Well, I guess I need to let this go and move on with my life now that they are gone and maybe I won’t see them again for five years. Maybe by then the little guy will be a big guy and hopefully he won’t be sleeping in their bed.
After years of therapy I feel somewhat qualified to answer this! Short answer: because these people have been around long enough to really hurt you.
My mom’s side of the family doesn’t understand me at all. After 34 years, this hurts my feelings!
My dad’s side of the family is extremely repressed and we all relate to each other on a very surface level. After 34 years, this hurts my feelings!
Of course, it is way, way more complex than that, but ultimately these people piss me off because they are the ones who SHOULD understand me best, but instead seem to understand me the least.
You would feel this way about almost anyone you spent time with solely because you had to.

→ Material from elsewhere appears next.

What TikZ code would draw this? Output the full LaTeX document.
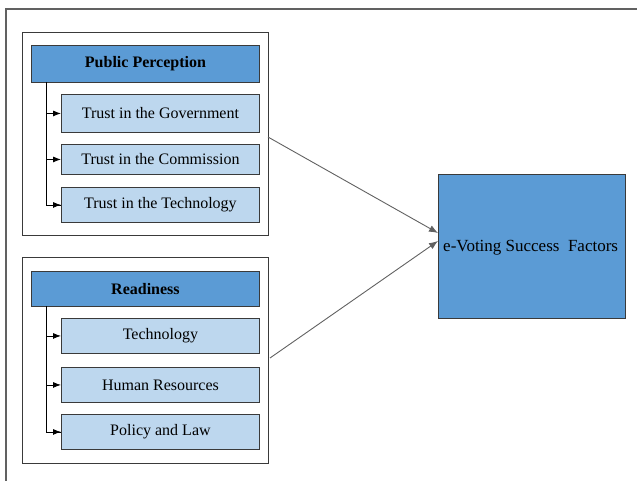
\documentclass[tikz,border=0pt]{standalone}
\usepackage{fontspec}
\setmainfont{Liberation Serif}
\usetikzlibrary{arrows.meta}
\definecolor{hdrblue}{HTML}{5B9BD5}
\definecolor{kidblue}{HTML}{BDD7EE}
\definecolor{edge}{HTML}{3A3A3A}
\tikzset{
  grp/.style={draw=edge, line width=0.9pt, fill=white},
  hdr/.style={draw=edge, line width=0.9pt, fill=hdrblue, font=\fontsize{16}{18}\selectfont\bfseries},
  kid/.style={draw=edge, line width=0.9pt, fill=kidblue, font=\fontsize{16}{18}\selectfont},
  goal/.style={draw=edge, line width=0.9pt, fill=hdrblue},
  tree/.style={draw=black, line width=0.8pt, -{Latex[length=8pt,width=6pt]}},
  link/.style={draw=edge!80, line width=0.9pt, -{Latex[length=9pt,width=7pt]}}
}
\begin{document}
\begin{tikzpicture}[x=1pt,y=-1pt]
\useasboundingbox (0,0) rectangle (637,481);
% outer frame (top and left lines only)
\coordinate (ftl) at (6,9);
\coordinate (ftr) at (637,9);
\coordinate (fbl) at (6,481);
\draw[edge!80, line width=1.2pt] (ftr) -- (ftl) -- (fbl);

% group 1
\node[grp, minimum width=246pt, minimum height=203pt, anchor=north west] (g1) at (22,32) {};
\node[hdr, minimum width=228pt, minimum height=37pt, anchor=north west] (h1) at (31,45) {Public Perception};
\node[kid, minimum width=198pt, minimum height=38pt, anchor=north west] (a1) at (61,94) {Trust in the Government};
\node[kid, minimum width=198pt, minimum height=30pt, anchor=north west] (a2) at (61,144) {Trust in the Commission};
\node[kid, minimum width=198pt, minimum height=35pt, anchor=north west] (a3) at (61,187) {Trust in the Technology};
\coordinate (t1) at (46,82);
\draw[black, line width=0.8pt] (t1) |- (a3.west);
\draw[tree] (t1 |- a1.west) -- (a1.west);
\draw[tree] (t1 |- a2.west) -- (a2.west);
\draw[tree] (t1 |- a3.west) -- (a3.west);

% group 2
\node[grp, minimum width=246pt, minimum height=206pt, anchor=north west] (g2) at (22,257) {};
\node[hdr, minimum width=228pt, minimum height=35pt, anchor=north west] (h2) at (31,271) {Readiness};
\node[kid, minimum width=198pt, minimum height=35pt, anchor=north west] (b1) at (61,318) {Technology};
\node[kid, minimum width=198pt, minimum height=35pt, anchor=north west] (b2) at (61,367) {Human Resources};
\node[kid, minimum width=198pt, minimum height=35pt, anchor=north west] (b3) at (61,414) {Policy and Law};
\coordinate (t2) at (46,306);
\draw[black, line width=0.8pt] (t2) |- (b3.west);
\draw[tree] (t2 |- b1.west) -- (b1.west);
\draw[tree] (t2 |- b2.west) -- (b2.west);
\draw[tree] (t2 |- b3.west) -- (b3.west);

% goal
\node[goal, minimum width=187pt, minimum height=144pt, anchor=north west] (goal) at (438,174) {};
\node[font=\fontsize{17}{19}\selectfont, anchor=west, inner sep=0pt] (gl) at (443,248) {e-Voting Success\ \ Factors};

% links
\coordinate (s1) at (268,137);
\coordinate (e1) at (438,233);
\coordinate (s2) at (270,358);
\coordinate (e2) at (438,241);
\draw[link] (s1) -- (e1);
\draw[link] (s2) -- (e2);
\end{tikzpicture}
\end{document}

I can’t think of a single human being on this planet I would actually be relaxed with if I went and visited them in their house for two or three days. Even my best friend gets on my nerves after awhile. The ONLY adult in the world I do not tire of is my wife, and of course that’s selection bias; one of the main reasons she’s my wife is that I CAN live with her without tiring of her.
I find staying at my parents becomes very irritating very quickly - they’re loud, for one thing - but oods are I’d get irritated staying at your house, too, and vice-versa.
You notice the irritation with your family because, of course, they’re the ones you have to visit the most often.
Ah yes. I will be dealing with this for the 4th of July weekend. You see, we all get together at a rental house at a resort and then go out on the lake on my fathers house boat… fun ensues after that especially after about three cold ones, Christ, I can hardly wait. Shoot me now.
Hmmm… I could’ve pretty much written that OP word-for-word (well, except the parents loving each other bit… they bitterly divorced a few years back, when I was in my early 20’s).
We put the FUN back in dysfunctional, my family does, and I’ve decided after years of putting up with their crap that I’m done with it. Shared genetics does not exempt them from the basic courtesies that are expected from any guest staying in my home, so if they behave in a way that would normally get someone kicked out, they will be shown the door. Pretty simple, really, as far as epiphanies go.
Let’s see. My older brother raped me, and then told me that I couldn’t understand how much that hurt him over the years without a consideration of anything that happened to me. I’ll never be in the same room as him again.
I’d probably do the same to my father, who sexually abused my sisters, if he were still around.
My younger brother (search in the pit) or my mother’s relatives (also searchable).